African finance ministers agreed last week that the continent needs a stimulus package of $100 billion — including $44 billion in debt-servicing waivers — to face the new virus. The package is about 5% of a proposed U.S. stimulus for that country alone.
The United Nations Economic Commission for Africa, which facilitated the ministerial meeting, is considering reviewing the region’s growth estimate for this year, which was already reduced to 1.8% from 3.2% earlier this month.
“There is a big likelihood of a recession,” Uneca’s head of macroeconomics and governance division, Bartholomew Armah, said by phone on Tuesday. “Our previous forecast should be seen as conservative because it was done at a time when the actual number of cases in Africa was low.”

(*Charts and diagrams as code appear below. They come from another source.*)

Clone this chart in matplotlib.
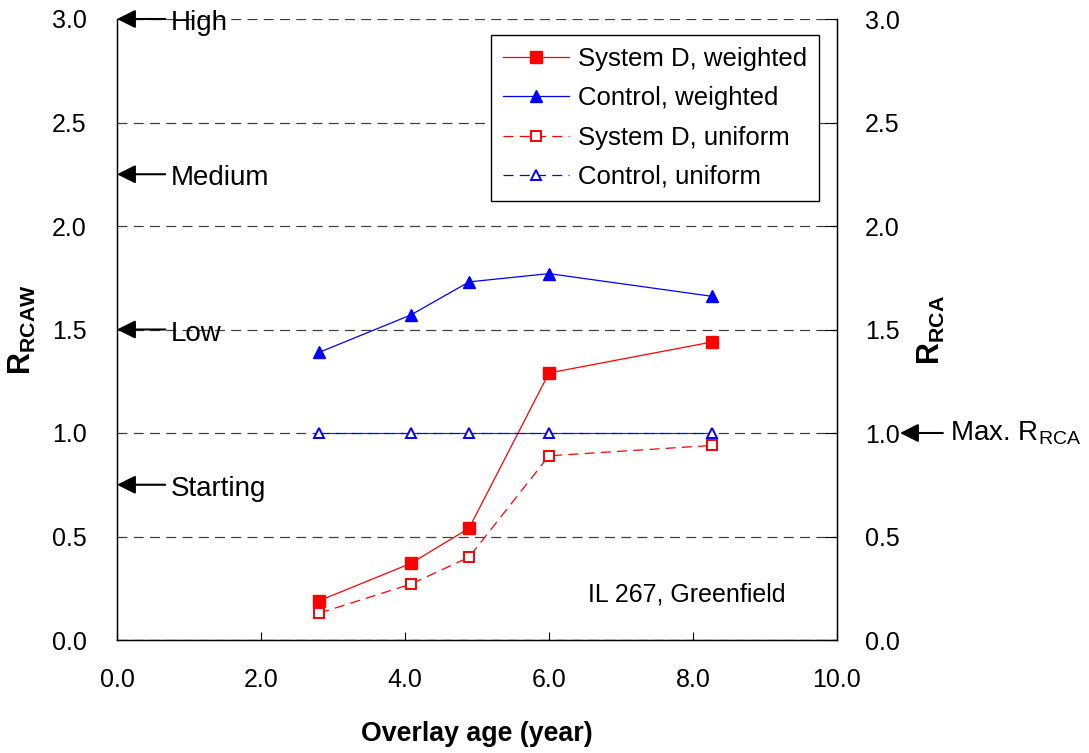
import numpy as np
import matplotlib
matplotlib.use("Agg")
import matplotlib.pyplot as plt
from matplotlib.ticker import FormatStrFormatter

plt.rcParams['font.family'] = ['Liberation Sans', 'DejaVu Sans']
plt.rcParams['mathtext.fontset'] = 'custom'
plt.rcParams['mathtext.rm'] = 'Liberation Sans'
plt.rcParams['mathtext.bf'] = 'Liberation Sans:bold'
plt.rcParams['mathtext.it'] = 'Liberation Sans:italic'

# =============================================================================
# Data
# =============================================================================
age = [2.81, 4.08, 4.89, 6.00, 8.27]               # overlay age (year)
sysd_weighted = [0.19, 0.37, 0.54, 1.29, 1.44]
ctrl_weighted = [1.39, 1.57, 1.73, 1.77, 1.66]
sysd_uniform = [0.13, 0.27, 0.40, 0.89, 0.94]
ctrl_uniform = [1.00, 1.00, 1.00, 1.00, 1.00]

level_names = ['High', 'Medium', 'Low', 'Starting']
level_values = [3.0, 2.25, 1.5, 0.75]

x_ticks = [0, 2, 4, 6, 8, 10]
y_ticks = [0.0, 0.5, 1.0, 1.5, 2.0, 2.5, 3.0]

FS = 18

# =============================================================================
# Figure
# =============================================================================
fig = plt.figure(figsize=(10.89, 7.53), dpi=100)
ax = fig.add_axes([117 / 1089, 1 - 640 / 753, 720 / 1089, 621 / 753])

ax.plot(age, sysd_weighted, color='red', lw=0.9, marker='s', ms=8,
        mfc='red', mec='red', label='System D, weighted', zorder=4)
ax.plot(age, ctrl_weighted, color='blue', lw=0.9, marker='^', ms=9,
        mfc='blue', mec='blue', label='Control, weighted', zorder=4)
ax.plot(age, sysd_uniform, color='red', lw=0.9, ls=(0, (8, 5)), marker='s',
        ms=6.5, mfc='white', mec='red', mew=1.4, label='System D, uniform', zorder=4)
ax.plot(age, ctrl_uniform, color='blue', lw=0.9, ls=(0, (8, 5)), marker='^',
        ms=7.5, mfc='white', mec='blue', mew=1.4, label='Control, uniform', zorder=4)

ax.set_xlim(0, 10)
ax.set_ylim(0, 3)
ax.set_xticks(x_ticks)
ax.set_yticks(y_ticks)
ax.xaxis.set_major_formatter(FormatStrFormatter('%.1f'))
ax.yaxis.set_major_formatter(FormatStrFormatter('%.1f'))
ax.tick_params(axis='x', direction='in', length=6, width=0.8, pad=20, labelsize=FS)
ax.tick_params(axis='y', direction='in', length=0, pad=22, labelsize=FS)

ax.yaxis.grid(True, color='#404040', lw=0.9, ls=(0, (8, 5)))
ax.set_axisbelow(True)
ax.spines['top'].set_visible(False)
for s in ['left', 'bottom', 'right']:
    ax.spines[s].set_linewidth(1.0)

ax.set_xlabel('Overlay age (year)', fontsize=FS + 1.3, fontweight='bold', labelpad=21)
ax.set_ylabel(r'$\mathbf{R_{RCAW}}$', fontsize=FS + 4)
ax.yaxis.set_label_coords(-0.11, 0.5)

# right axis
ax2 = ax.twinx()
ax2.set_ylim(0, 3)
ax2.set_yticks(y_ticks)
ax2.yaxis.set_major_formatter(FormatStrFormatter('%.1f'))
ax2.tick_params(axis='y', direction='in', length=9, width=0.8, pad=20, labelsize=FS)
ax2.spines['top'].set_visible(False)
ax2.set_ylabel(r'$\mathbf{R_{RCA}}$', fontsize=FS + 4, labelpad=12)

arrow_style = dict(arrowstyle='-|>', color='black', lw=1.5,
                   mutation_scale=28, shrinkA=0, shrinkB=0)

# level arrows on the left
for name, val in zip(level_names, level_values):
    ax.annotate('', xy=(0, val), xytext=(0.67, val), arrowprops=arrow_style,
                annotation_clip=False, zorder=5)
    ax.text(0.74, val - 0.02, name, fontsize=FS + 2, ha='left', va='center', zorder=5)

# Max. RCA arrow on the right
tr = ax.get_yaxis_transform()
ax.annotate('', xy=(1.0875, 1.0), xycoords=tr, xytext=(1.147, 1.0), textcoords=tr,
            arrowprops=arrow_style, annotation_clip=False)
ax.text(1.157, 1.0, r'Max. R$_{\mathrm{RCA}}$', transform=tr, fontsize=FS + 2,
        ha='left', va='center')

ax.text(9.28, 0.22, 'IL 267, Greenfield', fontsize=FS, ha='right', va='center')

leg = ax.legend(loc='upper right', bbox_to_anchor=(0.975, 0.974), borderaxespad=0,
                fontsize=FS + 0.5, frameon=True, fancybox=False, framealpha=1,
                edgecolor='black', handlelength=2.6, labelspacing=0.6,
                handletextpad=0.35, borderpad=0.45)
leg.get_frame().set_linewidth(1.0)
leg.set_zorder(6)

fig.savefig('out.png', dpi=100)
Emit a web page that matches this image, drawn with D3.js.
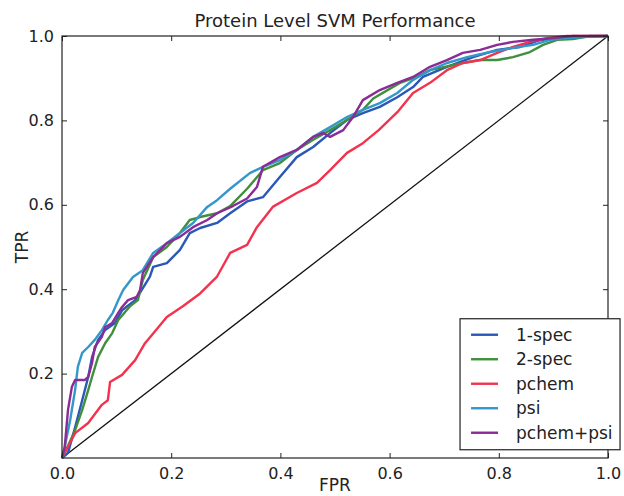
<!DOCTYPE html>
<html>
<head>
<meta charset="utf-8">
<script src="https://cdn.jsdelivr.net/npm/d3@7"></script>
<style>
  body { margin: 0; background: #fff; }
  svg { font-family: "DejaVu Sans", sans-serif; }
  .line { fill: none; stroke-width: 2.4px; stroke-linejoin: round; }
</style>
</head>
<body>
<div id="chart"></div>
<script>
// ROC points: [FPR, TPR]
const spec1 = [[0,0],[0.011,0.012],[0.024,0.073],[0.037,0.137],[0.048,0.192],[0.055,0.239],[0.066,0.28],[0.079,0.303],[0.097,0.32],[0.11,0.35],[0.134,0.374],[0.143,0.392],[0.161,0.43],[0.167,0.453],[0.192,0.462],[0.216,0.493],[0.234,0.533],[0.253,0.545],[0.284,0.557],[0.308,0.58],[0.339,0.608],[0.368,0.618],[0.399,0.666],[0.43,0.713],[0.46,0.737],[0.491,0.77],[0.522,0.801],[0.551,0.817],[0.582,0.832],[0.614,0.855],[0.643,0.879],[0.661,0.903],[0.705,0.927],[0.753,0.95],[0.797,0.967],[0.839,0.974],[0.875,0.99],[0.918,0.998],[1,1]];
const spec2 = [[0,0],[0.005,0.012],[0.024,0.066],[0.037,0.114],[0.048,0.161],[0.055,0.192],[0.066,0.239],[0.079,0.272],[0.092,0.296],[0.103,0.327],[0.125,0.36],[0.139,0.374],[0.148,0.422],[0.167,0.476],[0.192,0.5],[0.216,0.533],[0.234,0.564],[0.253,0.571],[0.284,0.58],[0.308,0.597],[0.339,0.638],[0.368,0.682],[0.399,0.699],[0.43,0.73],[0.46,0.754],[0.491,0.777],[0.522,0.801],[0.551,0.825],[0.57,0.852],[0.619,0.889],[0.65,0.903],[0.674,0.919],[0.734,0.936],[0.766,0.943],[0.797,0.943],[0.826,0.95],[0.857,0.962],[0.881,0.979],[0.907,0.991],[0.936,0.993],[0.967,1],[1,1]];
const pchem = [[0,0],[0.024,0.059],[0.048,0.083],[0.073,0.126],[0.084,0.137],[0.088,0.18],[0.11,0.197],[0.134,0.232],[0.152,0.272],[0.167,0.295],[0.192,0.334],[0.222,0.36],[0.253,0.39],[0.284,0.43],[0.308,0.486],[0.339,0.505],[0.357,0.547],[0.386,0.595],[0.43,0.628],[0.467,0.652],[0.491,0.682],[0.522,0.723],[0.551,0.746],[0.58,0.777],[0.616,0.822],[0.643,0.865],[0.674,0.889],[0.705,0.919],[0.734,0.936],[0.766,0.943],[0.797,0.96],[0.826,0.974],[0.857,0.986],[0.888,0.995],[0.925,1],[1,1]];
const psi = [[0,0],[0.005,0.026],[0.015,0.09],[0.024,0.161],[0.029,0.216],[0.037,0.249],[0.048,0.263],[0.06,0.28],[0.073,0.303],[0.084,0.327],[0.093,0.344],[0.103,0.374],[0.112,0.398],[0.13,0.429],[0.148,0.445],[0.167,0.486],[0.192,0.509],[0.216,0.533],[0.24,0.557],[0.266,0.595],[0.284,0.611],[0.308,0.638],[0.344,0.675],[0.368,0.69],[0.399,0.706],[0.43,0.73],[0.46,0.761],[0.491,0.784],[0.522,0.808],[0.551,0.825],[0.582,0.841],[0.614,0.865],[0.643,0.896],[0.674,0.919],[0.705,0.936],[0.742,0.95],[0.784,0.962],[0.826,0.972],[0.863,0.979],[0.894,0.991],[0.925,0.995],[0.962,0.998],[1,1]];
const pchemPsi = [[0,0],[0.005,0.026],[0.011,0.114],[0.018,0.168],[0.024,0.185],[0.042,0.185],[0.048,0.192],[0.055,0.225],[0.06,0.263],[0.073,0.287],[0.079,0.31],[0.092,0.32],[0.103,0.344],[0.11,0.358],[0.121,0.374],[0.137,0.382],[0.143,0.398],[0.148,0.438],[0.167,0.476],[0.192,0.509],[0.216,0.524],[0.24,0.547],[0.266,0.564],[0.284,0.58],[0.313,0.597],[0.339,0.615],[0.357,0.642],[0.368,0.69],[0.399,0.713],[0.43,0.73],[0.46,0.761],[0.478,0.77],[0.491,0.761],[0.515,0.777],[0.533,0.808],[0.551,0.848],[0.582,0.872],[0.614,0.889],[0.643,0.903],[0.674,0.927],[0.705,0.943],[0.734,0.96],[0.766,0.967],[0.797,0.979],[0.826,0.986],[0.863,0.991],[0.899,0.995],[0.936,1],[1,1]];

const seriesNames = ["1-spec", "2-spec", "pchem", "psi", "pchem+psi"];
const seriesValues = [spec1, spec2, pchem, psi, pchemPsi];
const colors = ["#2a58b8", "#3f8f3c", "#f2334f", "#3497c9", "#8a2b96"];
const xTicks = [0, 0.2, 0.4, 0.6, 0.8, 1.0];
const yTicks = [0.2, 0.4, 0.6, 0.8, 1.0];

const width = 624, height = 496;
const margin = { top: 36, right: 16, bottom: 38, left: 62 };
const w = width - margin.left - margin.right;
const h = height - margin.top - margin.bottom;

const svg = d3.select("#chart").append("svg")
  .attr("width", width)
  .attr("height", height);

const g = svg.append("g")
  .attr("transform", `translate(${margin.left},${margin.top})`);

const x = d3.scaleLinear().domain([0, 1]).range([0, w]);
const y = d3.scaleLinear().domain([0, 1]).range([h, 0]);

/* diagonal */
g.append("line")
  .attr("x1", x(0)).attr("y1", y(0))
  .attr("x2", x(1)).attr("y2", y(1))
  .attr("stroke", "#111")
  .attr("stroke-width", 1.3);

const line = d3.line()
  .x(d => x(d[0]))
  .y(d => y(d[1]));

g.append("g").attr("id", "curves")
  .selectAll(".line")
  .data(seriesValues)
  .enter()
  .append("path")
  .attr("class", "line")
  .attr("d", line)
  .style("stroke", (d, i) => colors[i]);

// axes, ticks pointing inward on all four sides
const fmt = d3.format(".1f");
g.append("g").attr("class", "x axis")
  .attr("transform", `translate(0,${h})`)
  .call(d3.axisBottom(x).tickValues(xTicks).tickFormat(fmt).tickSizeInner(-5).tickSizeOuter(0).tickPadding(10));
g.append("g").attr("class", "y axis")
  .call(d3.axisLeft(y).tickValues(yTicks).tickFormat(fmt).tickSizeInner(-5).tickSizeOuter(0).tickPadding(8));
g.append("g")
  .call(d3.axisTop(x).tickValues(xTicks).tickFormat("").tickSizeInner(-5).tickSizeOuter(0));
g.append("g")
  .attr("transform", `translate(${w},0)`)
  .call(d3.axisRight(y).tickValues(yTicks).tickFormat("").tickSizeInner(-5).tickSizeOuter(0));

g.selectAll(".domain").remove();
g.selectAll(".tick line").attr("stroke", "#222");
g.selectAll(".tick text")
  .attr("fill", "#222")
  .style("font-size", "16px")
  .style("font-family", "DejaVu Sans");

g.append("rect")
  .attr("width", w).attr("height", h)
  .attr("fill", "none")
  .attr("stroke", "#222")
  .attr("stroke-width", 1.2);

/* title and labels */
svg.append("text")
  .attr("x", margin.left + w / 2)
  .attr("y", 27)
  .attr("text-anchor", "middle")
  .style("font-size", "18px")
  .attr("fill", "#222")
  .text("Protein Level SVM Performance");

svg.append("text")
  .attr("x", margin.left + w / 2)
  .attr("y", 491)
  .attr("text-anchor", "middle")
  .style("font-size", "17px")
  .attr("fill", "#222")
  .text("FPR");

svg.append("text")
  .attr("transform", `translate(28,${margin.top + h / 2}) rotate(-90)`)
  .attr("text-anchor", "middle")
  .style("font-size", "17px")
  .attr("fill", "#222")
  .text("TPR");

/* legend */
const legend = g.append("g")
  .attr("transform", `translate(${x(0.729)},${y(0.33)})`);

legend.append("rect")
  .attr("width", 160).attr("height", 131)
  .attr("fill", "#fff")
  .attr("stroke", "#222")
  .attr("stroke-width", 1.2);

const items = legend.selectAll(".item")
  .data(seriesNames)
  .enter()
  .append("g")
  .attr("class", "item")
  .attr("transform", (d, i) => `translate(0,${16 + i * 24.5})`);

items.append("line")
  .attr("x1", 11).attr("x2", 38)
  .attr("stroke", (d, i) => colors[i])
  .attr("stroke-width", 2.4);

items.append("text")
  .attr("x", 56)
  .attr("dy", "0.35em")
  .style("font-size", "17px")
  .attr("fill", "#222")
  .text(d => d);
</script>
</body>
</html>
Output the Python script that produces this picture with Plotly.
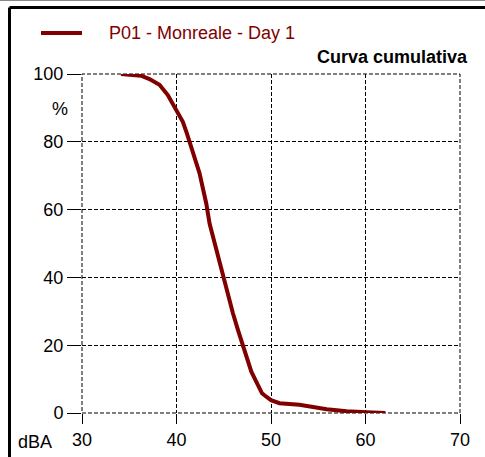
import plotly.graph_objects as go

dba = [34.13, 35.37, 36.25, 37.14, 38.20, 39.08, 39.96, 40.67, 41.10, 41.56, 42.09, 42.44,
       42.79, 43.15, 43.50, 44.03, 44.56, 45.09, 45.44, 45.97, 46.50, 47.03, 47.39, 47.92,
       48.45, 48.91, 49.05, 49.5, 50.0, 50.9, 53.0, 55.9, 58.0, 60.1, 62.1]
pct = [100.0, 99.8, 99.5, 98.5, 96.8, 93.8, 89.4, 85.9, 82.5, 78.6, 74.6, 70.7,
       66.3, 61.8, 55.9, 50.0, 44.2, 39.2, 34.3, 29.4, 24.5, 19.6, 16.1, 12.2,
       9.2, 7.0, 5.8, 4.8, 3.8, 2.9, 2.4, 1.1, 0.5, 0.2, 0.0]
x_ticks = [30, 40, 50, 60, 70]
y_ticks = [0, 20, 40, 60, 80, 100]
series_name = "P01 - Monreale - Day 1"
title_text = "Curva cumulativa"

RED = "#800000"
FONT = "Liberation Sans, Arial, sans-serif"
DASH = "4px,2px"

W, H = 485, 457
L, R, T, B = 82, 25, 74, 44
pw, ph = W - L - R, H - T - B

def px(x):
    return (x - L) / pw

def py(y):
    return (H - B - y) / ph

fig = go.Figure()
fig.add_trace(go.Scatter(x=dba, y=pct, mode="lines", name=series_name,
                         line=dict(color=RED, width=4), showlegend=False))

axis_common = dict(showgrid=True, gridcolor="black", griddash=DASH, gridwidth=1,
                   zeroline=False, showline=False, ticks="outside", tickcolor="black",
                   tickwidth=1, tickfont=dict(family=FONT, size=18, color="black"))
fig.update_xaxes(range=[30, 70], tickvals=x_ticks, ticklen=10, automargin=False, **axis_common)
fig.update_yaxes(range=[0, 100], tickvals=y_ticks, ticklen=14, automargin=False, **axis_common)

shapes = [
    # plot-area edge lines (dashed, like the grid)
    dict(type="rect", xref="x domain", yref="y domain", x0=0, x1=1, y0=0, y1=1,
         line=dict(color="black", width=1, dash=DASH), layer="below"),
    # outer frame
    dict(type="line", xref="paper", yref="paper", x0=px(9.5), x1=px(W + 5), y0=py(7.5), y1=py(7.5),
         line=dict(color="black", width=3)),
    dict(type="line", xref="paper", yref="paper", x0=px(9.5), x1=px(9.5), y0=py(7.5), y1=py(H + 5),
         line=dict(color="black", width=3)),
    dict(type="line", xref="paper", yref="paper", x0=px(0), x1=px(W), y0=py(0.5), y1=py(0.5),
         line=dict(color="#888888", width=1)),
    # legend sample line
    dict(type="line", xref="paper", yref="paper", x0=px(41), x1=px(82), y0=py(33), y1=py(33),
         line=dict(color=RED, width=4)),
]

annotations = [
    dict(text=series_name, xref="paper", yref="paper", x=px(107), y=py(33), xanchor="left",
         yanchor="middle", showarrow=False, font=dict(family=FONT, size=18, color=RED)),
    dict(text="<b>" + title_text + "</b>", xref="paper", yref="paper", x=px(470), y=py(57),
         xanchor="right", yanchor="middle", showarrow=False,
         font=dict(family=FONT, size=18, color="black")),
    dict(text="%", xref="paper", yref="paper", x=px(60), y=py(109), xanchor="center",
         yanchor="middle", showarrow=False, font=dict(family=FONT, size=18, color="black")),
    dict(text="dBA", xref="paper", yref="paper", x=px(35), y=py(442), xanchor="center",
         yanchor="middle", showarrow=False, font=dict(family=FONT, size=18, color="black")),
]

fig.update_layout(width=W, height=H, margin=dict(l=L, r=R, t=T, b=B, pad=0, autoexpand=False),
                  plot_bgcolor="white", paper_bgcolor="white",
                  shapes=shapes, annotations=annotations, showlegend=False)

fig.write_html("out.html")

Over the past decade, African economies have recorded some of the fastest growth rates in the world as a growing consumer market attracts multinationals and global brands.
Yet the continent remains home to two-thirds of the world’s poor and is already reeling from the capital flight and commodities rout brought on by the outbreak.
Governments from South Africa to Ghana and Egypt are closing borders, shutting schools and banning crowds as the number of cases has climbed to almost 2,000.
African finance chiefs asked the European Central Bank, the International Monetary Fund and World Bank to join stimulus discussions, according to a copy of a letter sent by Uneca on behalf the ministers. The finance ministers of South Africa and Ghana were copied on the letter.
African economies, many burdened with high debt loads after years of low global yields, need fiscal space immediately to expand their health-care systems and build a social-protection system, Armah said.
Commercial bondholders could join future discussions of a temporary moratorium on debt payments, he said, to allow the continent to recover more quickly.
However, if the domestic spread of the virus further damages economies, a debt pardon may be on the table, Armah said.
“While debt forgiveness is an option, I think we should pursue more immediate options and use that as a last resort,” he said. “It is more than a moral argument. It is a strategic argument.”
The IMF’s chief economist, Gita Gopinath, told Bloomberg Television the global lender has funds to provide some debt relief for low-income countries. Nearly 80 governments have requested support from the IMF to battle the virus.
In 2005, multilateral lenders and rich nations wrote off billions of dollars owed by African nations. External debt payments now consume 13% on average of government revenue on the continent, according to U.K.-based Jubilee Debt Campaign.